* Goal of the exercise
The listing below should be printed exactly, every line of it. Skip the pictures.

* Begin Data *

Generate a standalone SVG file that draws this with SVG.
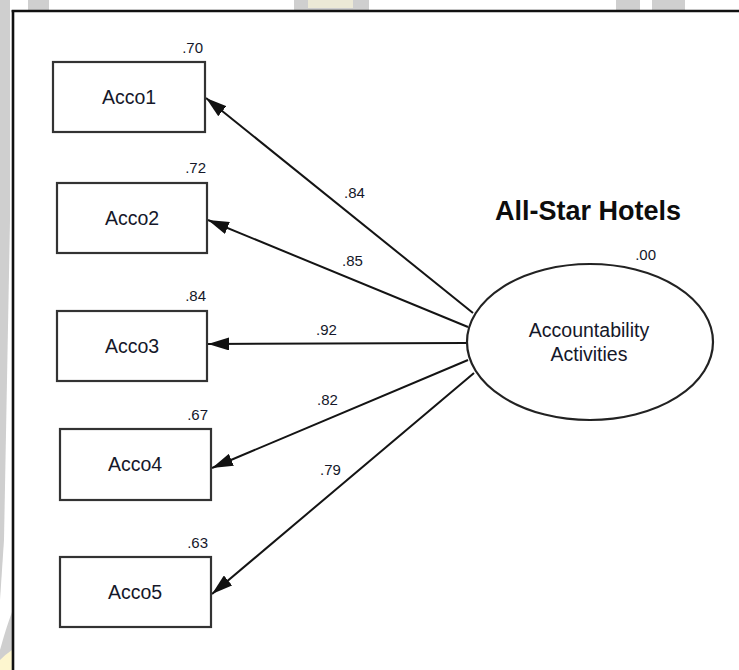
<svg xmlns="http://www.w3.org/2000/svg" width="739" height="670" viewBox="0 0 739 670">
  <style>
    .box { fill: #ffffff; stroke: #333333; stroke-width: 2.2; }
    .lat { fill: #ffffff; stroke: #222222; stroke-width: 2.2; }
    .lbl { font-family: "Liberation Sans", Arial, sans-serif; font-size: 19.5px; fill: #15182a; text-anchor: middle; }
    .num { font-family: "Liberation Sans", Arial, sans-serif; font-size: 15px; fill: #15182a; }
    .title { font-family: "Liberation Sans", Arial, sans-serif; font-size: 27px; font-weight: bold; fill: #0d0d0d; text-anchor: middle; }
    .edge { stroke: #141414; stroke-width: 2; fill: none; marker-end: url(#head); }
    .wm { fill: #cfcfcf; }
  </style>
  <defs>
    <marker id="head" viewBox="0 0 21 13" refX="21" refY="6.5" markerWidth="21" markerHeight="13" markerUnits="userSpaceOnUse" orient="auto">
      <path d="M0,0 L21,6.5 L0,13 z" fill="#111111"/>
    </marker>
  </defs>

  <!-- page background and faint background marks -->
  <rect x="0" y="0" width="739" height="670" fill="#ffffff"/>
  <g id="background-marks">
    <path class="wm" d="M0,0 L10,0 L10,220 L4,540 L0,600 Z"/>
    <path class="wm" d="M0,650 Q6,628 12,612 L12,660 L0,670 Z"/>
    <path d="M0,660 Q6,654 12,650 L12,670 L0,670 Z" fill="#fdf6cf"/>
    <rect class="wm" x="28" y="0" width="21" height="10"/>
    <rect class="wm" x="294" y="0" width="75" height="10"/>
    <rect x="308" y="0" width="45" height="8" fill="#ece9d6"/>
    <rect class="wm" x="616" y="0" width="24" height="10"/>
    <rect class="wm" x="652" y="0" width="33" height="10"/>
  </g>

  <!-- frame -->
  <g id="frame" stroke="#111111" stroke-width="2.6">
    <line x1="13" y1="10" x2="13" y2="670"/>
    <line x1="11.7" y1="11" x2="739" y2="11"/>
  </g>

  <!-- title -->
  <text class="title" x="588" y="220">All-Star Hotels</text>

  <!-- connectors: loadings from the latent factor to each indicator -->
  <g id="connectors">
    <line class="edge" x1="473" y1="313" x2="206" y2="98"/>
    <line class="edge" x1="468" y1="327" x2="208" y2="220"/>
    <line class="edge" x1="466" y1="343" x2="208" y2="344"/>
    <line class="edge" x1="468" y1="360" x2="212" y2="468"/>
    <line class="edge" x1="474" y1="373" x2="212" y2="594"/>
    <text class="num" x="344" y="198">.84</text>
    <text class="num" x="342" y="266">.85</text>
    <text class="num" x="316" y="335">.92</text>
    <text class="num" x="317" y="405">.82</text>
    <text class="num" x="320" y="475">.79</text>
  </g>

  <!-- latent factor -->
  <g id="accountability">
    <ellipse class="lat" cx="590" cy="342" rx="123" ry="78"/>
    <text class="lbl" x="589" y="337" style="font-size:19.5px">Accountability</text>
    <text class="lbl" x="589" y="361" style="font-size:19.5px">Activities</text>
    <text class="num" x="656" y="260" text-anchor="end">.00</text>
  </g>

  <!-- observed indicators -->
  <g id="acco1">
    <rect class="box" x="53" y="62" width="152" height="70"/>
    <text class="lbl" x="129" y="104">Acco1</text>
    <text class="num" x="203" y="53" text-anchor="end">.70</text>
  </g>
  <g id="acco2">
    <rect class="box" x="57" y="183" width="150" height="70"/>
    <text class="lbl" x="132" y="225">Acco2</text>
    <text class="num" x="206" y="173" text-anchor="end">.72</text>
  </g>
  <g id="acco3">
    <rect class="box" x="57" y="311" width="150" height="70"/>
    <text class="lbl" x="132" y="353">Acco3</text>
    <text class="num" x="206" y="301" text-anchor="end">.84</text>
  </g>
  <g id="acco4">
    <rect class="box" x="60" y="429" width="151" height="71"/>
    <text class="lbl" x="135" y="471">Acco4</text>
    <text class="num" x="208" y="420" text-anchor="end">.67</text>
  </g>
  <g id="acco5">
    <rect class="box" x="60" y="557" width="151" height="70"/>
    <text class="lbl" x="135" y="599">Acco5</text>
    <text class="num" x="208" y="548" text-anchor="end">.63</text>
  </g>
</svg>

* End Data *

* Solution to the exercise
Generate a standalone SVG file that draws this with SVG.
<svg xmlns="http://www.w3.org/2000/svg" width="739" height="670" viewBox="0 0 739 670">
  <style>
    .box { fill: #ffffff; stroke: #333333; stroke-width: 2.2; }
    .lat { fill: #ffffff; stroke: #222222; stroke-width: 2.2; }
    .lbl { font-family: "Liberation Sans", Arial, sans-serif; font-size: 19.5px; fill: #15182a; text-anchor: middle; }
    .num { font-family: "Liberation Sans", Arial, sans-serif; font-size: 15px; fill: #15182a; }
    .title { font-family: "Liberation Sans", Arial, sans-serif; font-size: 27px; font-weight: bold; fill: #0d0d0d; text-anchor: middle; }
    .edge { stroke: #141414; stroke-width: 2; fill: none; marker-end: url(#head); }
    .wm { fill: #cfcfcf; }
  </style>
  <defs>
    <marker id="head" viewBox="0 0 21 13" refX="21" refY="6.5" markerWidth="21" markerHeight="13" markerUnits="userSpaceOnUse" orient="auto">
      <path d="M0,0 L21,6.5 L0,13 z" fill="#111111"/>
    </marker>
  </defs>

  <!-- page background and faint background marks -->
  <rect x="0" y="0" width="739" height="670" fill="#ffffff"/>
  <g id="background-marks">
    <path class="wm" d="M0,0 L10,0 L10,220 L4,540 L0,600 Z"/>
    <path class="wm" d="M0,650 Q6,628 12,612 L12,660 L0,670 Z"/>
    <path d="M0,660 Q6,654 12,650 L12,670 L0,670 Z" fill="#fdf6cf"/>
    <rect class="wm" x="28" y="0" width="21" height="10"/>
    <rect class="wm" x="294" y="0" width="75" height="10"/>
    <rect x="308" y="0" width="45" height="8" fill="#ece9d6"/>
    <rect class="wm" x="616" y="0" width="24" height="10"/>
    <rect class="wm" x="652" y="0" width="33" height="10"/>
  </g>

  <!-- frame -->
  <g id="frame" stroke="#111111" stroke-width="2.6">
    <line x1="13" y1="10" x2="13" y2="670"/>
    <line x1="11.7" y1="11" x2="739" y2="11"/>
  </g>

  <!-- title -->
  <text class="title" x="588" y="220">All-Star Hotels</text>

  <!-- connectors: loadings from the latent factor to each indicator -->
  <g id="connectors">
    <line class="edge" x1="473" y1="313" x2="206" y2="98"/>
    <line class="edge" x1="468" y1="327" x2="208" y2="220"/>
    <line class="edge" x1="466" y1="343" x2="208" y2="344"/>
    <line class="edge" x1="468" y1="360" x2="212" y2="468"/>
    <line class="edge" x1="474" y1="373" x2="212" y2="594"/>
    <text class="num" x="344" y="198">.84</text>
    <text class="num" x="342" y="266">.85</text>
    <text class="num" x="316" y="335">.92</text>
    <text class="num" x="317" y="405">.82</text>
    <text class="num" x="320" y="475">.79</text>
  </g>

  <!-- latent factor -->
  <g id="accountability">
    <ellipse class="lat" cx="590" cy="342" rx="123" ry="78"/>
    <text class="lbl" x="589" y="337" style="font-size:19.5px">Accountability</text>
    <text class="lbl" x="589" y="361" style="font-size:19.5px">Activities</text>
    <text class="num" x="656" y="260" text-anchor="end">.00</text>
  </g>

  <!-- observed indicators -->
  <g id="acco1">
    <rect class="box" x="53" y="62" width="152" height="70"/>
    <text class="lbl" x="129" y="104">Acco1</text>
    <text class="num" x="203" y="53" text-anchor="end">.70</text>
  </g>
  <g id="acco2">
    <rect class="box" x="57" y="183" width="150" height="70"/>
    <text class="lbl" x="132" y="225">Acco2</text>
    <text class="num" x="206" y="173" text-anchor="end">.72</text>
  </g>
  <g id="acco3">
    <rect class="box" x="57" y="311" width="150" height="70"/>
    <text class="lbl" x="132" y="353">Acco3</text>
    <text class="num" x="206" y="301" text-anchor="end">.84</text>
  </g>
  <g id="acco4">
    <rect class="box" x="60" y="429" width="151" height="71"/>
    <text class="lbl" x="135" y="471">Acco4</text>
    <text class="num" x="208" y="420" text-anchor="end">.67</text>
  </g>
  <g id="acco5">
    <rect class="box" x="60" y="557" width="151" height="70"/>
    <text class="lbl" x="135" y="599">Acco5</text>
    <text class="num" x="208" y="548" text-anchor="end">.63</text>
  </g>
</svg>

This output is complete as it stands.